● Problem to solve
Repeat the lines below exactly as they appear, but leave out the images.

● Information supplied
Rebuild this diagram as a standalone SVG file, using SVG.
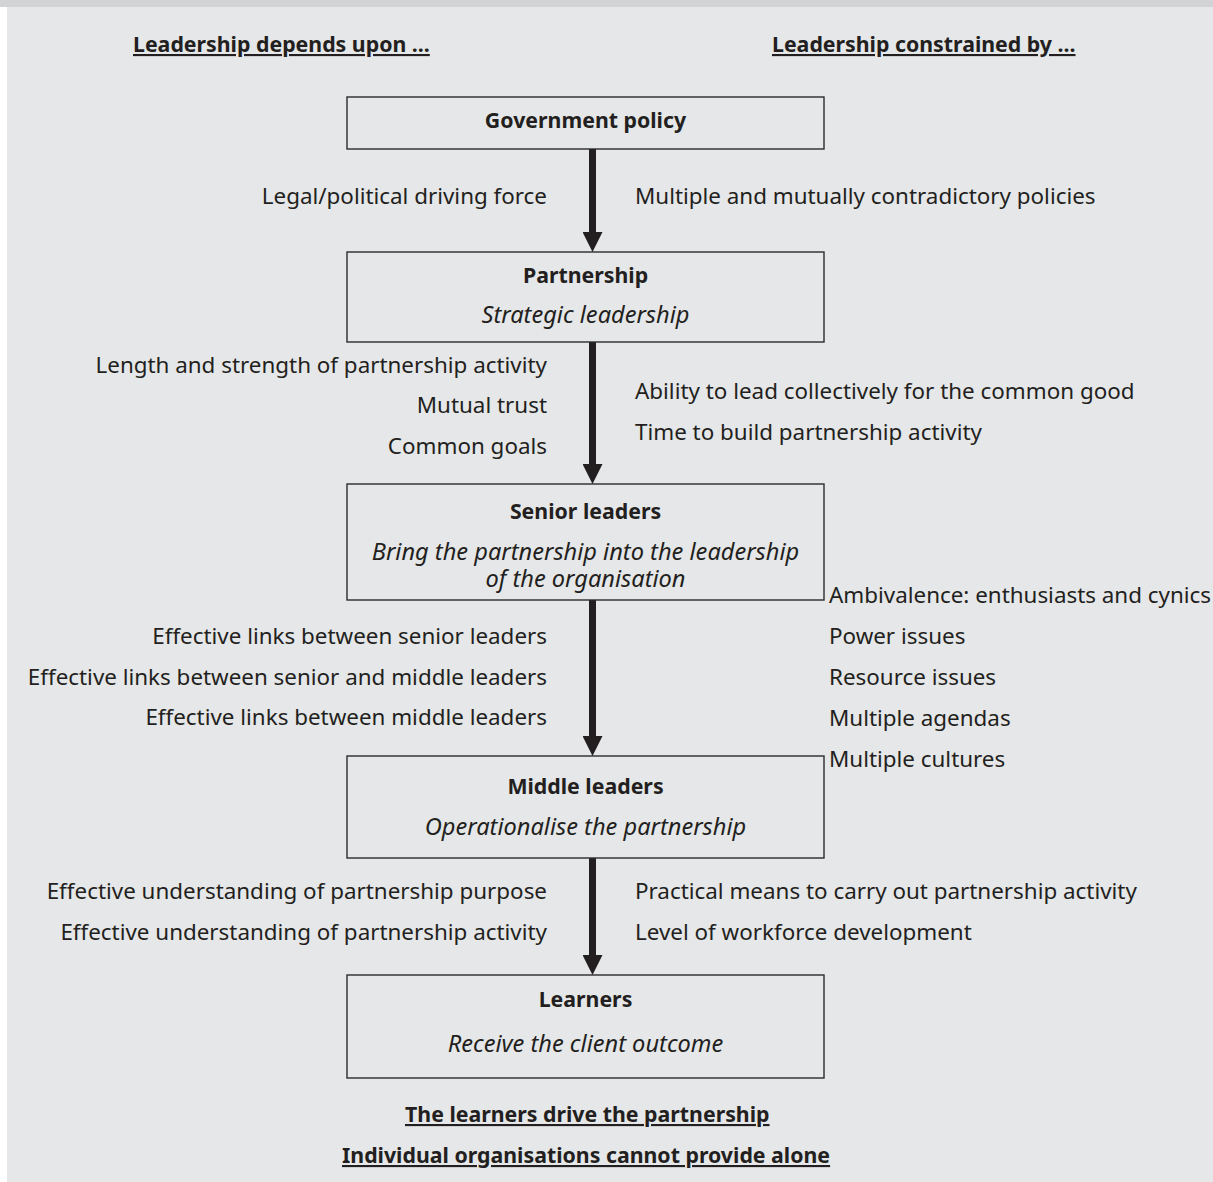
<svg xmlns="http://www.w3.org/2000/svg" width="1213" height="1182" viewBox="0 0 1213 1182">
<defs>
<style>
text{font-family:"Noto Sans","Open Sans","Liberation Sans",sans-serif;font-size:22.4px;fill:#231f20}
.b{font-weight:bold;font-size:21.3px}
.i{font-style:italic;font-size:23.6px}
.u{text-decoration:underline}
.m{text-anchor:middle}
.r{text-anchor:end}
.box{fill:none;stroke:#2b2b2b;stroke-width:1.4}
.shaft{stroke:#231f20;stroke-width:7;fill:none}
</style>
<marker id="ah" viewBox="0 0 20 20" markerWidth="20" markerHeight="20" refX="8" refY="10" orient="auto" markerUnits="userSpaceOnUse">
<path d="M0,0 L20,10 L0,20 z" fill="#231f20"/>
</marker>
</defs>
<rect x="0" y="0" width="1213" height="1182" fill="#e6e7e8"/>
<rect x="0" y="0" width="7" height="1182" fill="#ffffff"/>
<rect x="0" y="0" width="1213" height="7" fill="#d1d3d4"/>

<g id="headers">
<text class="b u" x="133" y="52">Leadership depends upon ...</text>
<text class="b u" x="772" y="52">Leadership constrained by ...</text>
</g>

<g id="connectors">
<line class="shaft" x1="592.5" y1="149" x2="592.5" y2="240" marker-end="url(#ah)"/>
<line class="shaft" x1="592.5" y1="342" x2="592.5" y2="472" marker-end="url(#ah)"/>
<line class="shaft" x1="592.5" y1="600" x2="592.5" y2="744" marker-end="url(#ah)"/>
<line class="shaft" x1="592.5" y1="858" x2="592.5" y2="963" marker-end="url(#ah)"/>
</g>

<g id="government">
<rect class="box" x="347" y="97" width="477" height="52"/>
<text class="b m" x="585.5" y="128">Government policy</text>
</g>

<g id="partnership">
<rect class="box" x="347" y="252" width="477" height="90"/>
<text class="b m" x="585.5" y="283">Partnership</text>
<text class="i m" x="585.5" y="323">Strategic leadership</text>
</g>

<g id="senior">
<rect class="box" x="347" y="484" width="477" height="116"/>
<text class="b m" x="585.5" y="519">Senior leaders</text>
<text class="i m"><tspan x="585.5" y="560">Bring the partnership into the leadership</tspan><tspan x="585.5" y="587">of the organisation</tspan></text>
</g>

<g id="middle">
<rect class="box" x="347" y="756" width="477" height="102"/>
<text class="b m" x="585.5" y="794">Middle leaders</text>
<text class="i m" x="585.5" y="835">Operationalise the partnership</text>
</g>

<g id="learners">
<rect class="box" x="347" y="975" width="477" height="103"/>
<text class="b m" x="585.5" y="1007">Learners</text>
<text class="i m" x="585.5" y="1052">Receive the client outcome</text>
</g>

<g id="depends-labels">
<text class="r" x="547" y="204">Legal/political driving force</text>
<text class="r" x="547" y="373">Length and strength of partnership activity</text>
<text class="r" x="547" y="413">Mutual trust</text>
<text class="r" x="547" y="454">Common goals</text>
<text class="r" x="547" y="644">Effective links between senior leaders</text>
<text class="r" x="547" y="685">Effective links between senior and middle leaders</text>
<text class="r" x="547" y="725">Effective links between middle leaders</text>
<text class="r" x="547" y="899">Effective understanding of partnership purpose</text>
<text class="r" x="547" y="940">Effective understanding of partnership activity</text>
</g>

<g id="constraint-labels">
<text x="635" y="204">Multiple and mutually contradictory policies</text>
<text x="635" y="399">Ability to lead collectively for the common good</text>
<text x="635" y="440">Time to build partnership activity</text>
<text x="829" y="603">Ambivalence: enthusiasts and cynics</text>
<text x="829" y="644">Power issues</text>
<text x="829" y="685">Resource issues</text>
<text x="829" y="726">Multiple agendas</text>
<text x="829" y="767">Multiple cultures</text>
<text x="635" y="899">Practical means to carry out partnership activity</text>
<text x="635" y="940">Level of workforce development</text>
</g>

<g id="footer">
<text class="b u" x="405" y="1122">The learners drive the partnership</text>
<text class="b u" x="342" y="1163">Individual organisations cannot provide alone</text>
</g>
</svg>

● Task solution
Rebuild this diagram as a standalone SVG file, using SVG.
<svg xmlns="http://www.w3.org/2000/svg" width="1213" height="1182" viewBox="0 0 1213 1182">
<defs>
<style>
text{font-family:"Noto Sans","Open Sans","Liberation Sans",sans-serif;font-size:22.4px;fill:#231f20}
.b{font-weight:bold;font-size:21.3px}
.i{font-style:italic;font-size:23.6px}
.u{text-decoration:underline}
.m{text-anchor:middle}
.r{text-anchor:end}
.box{fill:none;stroke:#2b2b2b;stroke-width:1.4}
.shaft{stroke:#231f20;stroke-width:7;fill:none}
</style>
<marker id="ah" viewBox="0 0 20 20" markerWidth="20" markerHeight="20" refX="8" refY="10" orient="auto" markerUnits="userSpaceOnUse">
<path d="M0,0 L20,10 L0,20 z" fill="#231f20"/>
</marker>
</defs>
<rect x="0" y="0" width="1213" height="1182" fill="#e6e7e8"/>
<rect x="0" y="0" width="7" height="1182" fill="#ffffff"/>
<rect x="0" y="0" width="1213" height="7" fill="#d1d3d4"/>

<g id="headers">
<text class="b u" x="133" y="52">Leadership depends upon ...</text>
<text class="b u" x="772" y="52">Leadership constrained by ...</text>
</g>

<g id="connectors">
<line class="shaft" x1="592.5" y1="149" x2="592.5" y2="240" marker-end="url(#ah)"/>
<line class="shaft" x1="592.5" y1="342" x2="592.5" y2="472" marker-end="url(#ah)"/>
<line class="shaft" x1="592.5" y1="600" x2="592.5" y2="744" marker-end="url(#ah)"/>
<line class="shaft" x1="592.5" y1="858" x2="592.5" y2="963" marker-end="url(#ah)"/>
</g>

<g id="government">
<rect class="box" x="347" y="97" width="477" height="52"/>
<text class="b m" x="585.5" y="128">Government policy</text>
</g>

<g id="partnership">
<rect class="box" x="347" y="252" width="477" height="90"/>
<text class="b m" x="585.5" y="283">Partnership</text>
<text class="i m" x="585.5" y="323">Strategic leadership</text>
</g>

<g id="senior">
<rect class="box" x="347" y="484" width="477" height="116"/>
<text class="b m" x="585.5" y="519">Senior leaders</text>
<text class="i m"><tspan x="585.5" y="560">Bring the partnership into the leadership</tspan><tspan x="585.5" y="587">of the organisation</tspan></text>
</g>

<g id="middle">
<rect class="box" x="347" y="756" width="477" height="102"/>
<text class="b m" x="585.5" y="794">Middle leaders</text>
<text class="i m" x="585.5" y="835">Operationalise the partnership</text>
</g>

<g id="learners">
<rect class="box" x="347" y="975" width="477" height="103"/>
<text class="b m" x="585.5" y="1007">Learners</text>
<text class="i m" x="585.5" y="1052">Receive the client outcome</text>
</g>

<g id="depends-labels">
<text class="r" x="547" y="204">Legal/political driving force</text>
<text class="r" x="547" y="373">Length and strength of partnership activity</text>
<text class="r" x="547" y="413">Mutual trust</text>
<text class="r" x="547" y="454">Common goals</text>
<text class="r" x="547" y="644">Effective links between senior leaders</text>
<text class="r" x="547" y="685">Effective links between senior and middle leaders</text>
<text class="r" x="547" y="725">Effective links between middle leaders</text>
<text class="r" x="547" y="899">Effective understanding of partnership purpose</text>
<text class="r" x="547" y="940">Effective understanding of partnership activity</text>
</g>

<g id="constraint-labels">
<text x="635" y="204">Multiple and mutually contradictory policies</text>
<text x="635" y="399">Ability to lead collectively for the common good</text>
<text x="635" y="440">Time to build partnership activity</text>
<text x="829" y="603">Ambivalence: enthusiasts and cynics</text>
<text x="829" y="644">Power issues</text>
<text x="829" y="685">Resource issues</text>
<text x="829" y="726">Multiple agendas</text>
<text x="829" y="767">Multiple cultures</text>
<text x="635" y="899">Practical means to carry out partnership activity</text>
<text x="635" y="940">Level of workforce development</text>
</g>

<g id="footer">
<text class="b u" x="405" y="1122">The learners drive the partnership</text>
<text class="b u" x="342" y="1163">Individual organisations cannot provide alone</text>
</g>
</svg>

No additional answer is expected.